Sylvain Daignault at Le Soleil de Châteauguay
Sept. 3, 2003

Mercier - In a letter dated August 26 sent to the Premier of Quebec, John Charest, the Mercier Decontamination Coalition again asks the government to proceed to set up an independent program of supervision of toxic emissions from the Clean Harbors incinerator that has already begun burning toxic sludge from Sydney, Nova Scotia.

The national Coalition, that icludes the organizations "Héritage Saint-Bernard, la coalition Décontamination-Mercier, le comité " Je bois clair ", et la Société pour Vaincre la Pollution (SVP)", says it's worried, among other things, about the composition of this waste which may contain heavy metals such as lead and arsenic. "Certain pieces of information lead us to suspect the presence of PCBs. This is why we feel that the ministry of the environment of Quebec should fully investigate the waste destined for Mercier", the spokesperson said.

The environmental group says that it is "convinced that the Clean Harbors (also known as Tricil-Laidlaw) incinerator can't incinerate such waste without releasing toxins to the environment of Mercier, its population and its agricultural industry. "Our concerns are not only about transmission to the atmosphere of heavy metals, dioxins, furans and PAHs, of which several are carcinogenic , but equally the disposal of the ashes often more toxic than the initial waste."
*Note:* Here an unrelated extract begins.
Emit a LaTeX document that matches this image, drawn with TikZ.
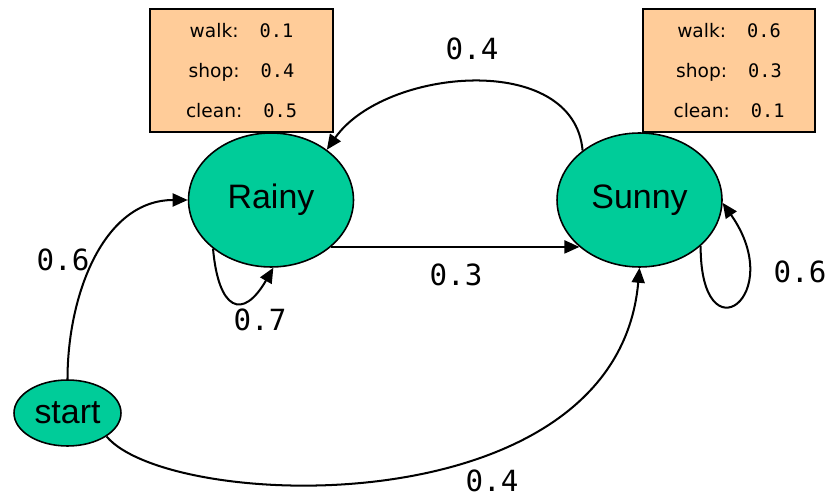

The Coalition can't understand why the waste of the Sydney Tar Ponds are not treated on location, with more advanced technologies that are safer and more efficient. "The negative impacts of the incinération of such waste has already been shown. It is now time to look at the newer chemical or mechanical/chemical treatments, and temporary installations that can be dismantled once the remediation takes place. Thus every community touched by the presence of toxic waste will be in a position to regulate its own problem rather than passing it on to another community", notes the organization that considers that the Mercier region has suffered enough, after 35 years of contamination, and that Mercier was promissed not to have to endure any further pollution risks. " Why should the population of Mercier region, beset with the most serious ecological catastrophe of the Quebec, accept the waste of the worse ecological catastrophe of Canada? Where will the other 700,000 tonnes of waste oil and toxic sludge of Sydney's contaminated site go? "
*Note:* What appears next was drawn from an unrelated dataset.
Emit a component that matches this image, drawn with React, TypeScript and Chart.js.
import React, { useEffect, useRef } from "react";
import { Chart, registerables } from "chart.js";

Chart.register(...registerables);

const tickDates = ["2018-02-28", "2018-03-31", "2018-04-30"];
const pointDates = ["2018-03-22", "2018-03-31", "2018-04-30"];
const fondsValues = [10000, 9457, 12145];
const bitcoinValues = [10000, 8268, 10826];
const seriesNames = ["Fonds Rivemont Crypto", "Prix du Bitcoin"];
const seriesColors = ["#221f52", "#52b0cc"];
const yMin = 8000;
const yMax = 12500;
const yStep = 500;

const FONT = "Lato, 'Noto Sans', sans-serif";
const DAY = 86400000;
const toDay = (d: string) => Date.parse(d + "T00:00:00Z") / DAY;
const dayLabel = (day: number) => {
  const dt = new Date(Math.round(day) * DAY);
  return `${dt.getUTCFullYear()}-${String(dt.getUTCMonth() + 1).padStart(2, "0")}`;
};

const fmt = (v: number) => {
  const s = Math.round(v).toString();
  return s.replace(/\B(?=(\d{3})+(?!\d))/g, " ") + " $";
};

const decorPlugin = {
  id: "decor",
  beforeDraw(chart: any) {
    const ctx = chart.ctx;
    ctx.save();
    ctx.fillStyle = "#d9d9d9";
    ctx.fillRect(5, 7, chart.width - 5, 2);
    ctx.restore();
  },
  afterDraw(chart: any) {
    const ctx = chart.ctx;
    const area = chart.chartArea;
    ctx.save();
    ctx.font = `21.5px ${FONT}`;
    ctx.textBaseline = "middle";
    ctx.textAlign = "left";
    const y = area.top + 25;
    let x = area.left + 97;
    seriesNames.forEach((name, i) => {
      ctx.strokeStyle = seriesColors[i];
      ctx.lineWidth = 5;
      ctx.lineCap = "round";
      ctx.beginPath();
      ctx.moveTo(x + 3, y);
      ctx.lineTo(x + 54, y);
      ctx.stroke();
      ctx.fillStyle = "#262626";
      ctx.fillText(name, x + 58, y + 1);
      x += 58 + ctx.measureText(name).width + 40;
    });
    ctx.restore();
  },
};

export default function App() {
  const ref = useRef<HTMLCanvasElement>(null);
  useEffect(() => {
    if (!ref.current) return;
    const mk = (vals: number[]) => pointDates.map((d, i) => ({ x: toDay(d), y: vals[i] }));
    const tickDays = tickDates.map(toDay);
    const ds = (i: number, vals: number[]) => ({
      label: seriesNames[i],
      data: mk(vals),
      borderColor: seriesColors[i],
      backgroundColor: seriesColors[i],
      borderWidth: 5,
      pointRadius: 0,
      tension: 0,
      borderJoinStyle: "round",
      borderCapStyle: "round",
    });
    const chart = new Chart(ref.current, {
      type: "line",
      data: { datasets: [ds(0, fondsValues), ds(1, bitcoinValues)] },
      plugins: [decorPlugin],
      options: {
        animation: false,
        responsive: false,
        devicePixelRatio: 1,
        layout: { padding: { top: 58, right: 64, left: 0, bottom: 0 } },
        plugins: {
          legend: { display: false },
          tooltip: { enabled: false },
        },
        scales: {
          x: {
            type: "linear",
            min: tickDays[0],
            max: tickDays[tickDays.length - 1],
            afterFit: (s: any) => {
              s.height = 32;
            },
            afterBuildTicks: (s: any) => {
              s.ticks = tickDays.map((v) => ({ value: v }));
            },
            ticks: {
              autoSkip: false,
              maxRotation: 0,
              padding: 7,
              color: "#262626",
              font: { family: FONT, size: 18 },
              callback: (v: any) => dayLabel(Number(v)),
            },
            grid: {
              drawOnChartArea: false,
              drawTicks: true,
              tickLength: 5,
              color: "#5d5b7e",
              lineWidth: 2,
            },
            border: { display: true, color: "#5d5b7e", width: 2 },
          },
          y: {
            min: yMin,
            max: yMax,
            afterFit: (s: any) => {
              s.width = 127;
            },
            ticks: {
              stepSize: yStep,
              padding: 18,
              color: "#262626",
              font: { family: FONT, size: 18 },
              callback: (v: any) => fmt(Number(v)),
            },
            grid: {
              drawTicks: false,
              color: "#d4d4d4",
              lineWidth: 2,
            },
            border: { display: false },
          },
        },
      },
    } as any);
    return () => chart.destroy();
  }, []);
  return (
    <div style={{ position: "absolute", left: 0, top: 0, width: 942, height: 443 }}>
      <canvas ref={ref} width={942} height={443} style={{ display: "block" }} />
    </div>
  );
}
The Coalition reminds the premier of his promisses with regard to the remediation of the Mercier region, in addition to the treatment of soil and groundwater already recommended in a 1994 report of the BAPE commission that still lies on the desk of Quebec's ministry of the environment.

Copies of this letter were also sent to the minister of the environment of the Quebec, Thomas Mulcair, and to Châteauguay's representative and minister of the Municipal Affairs, John Marc Fournier.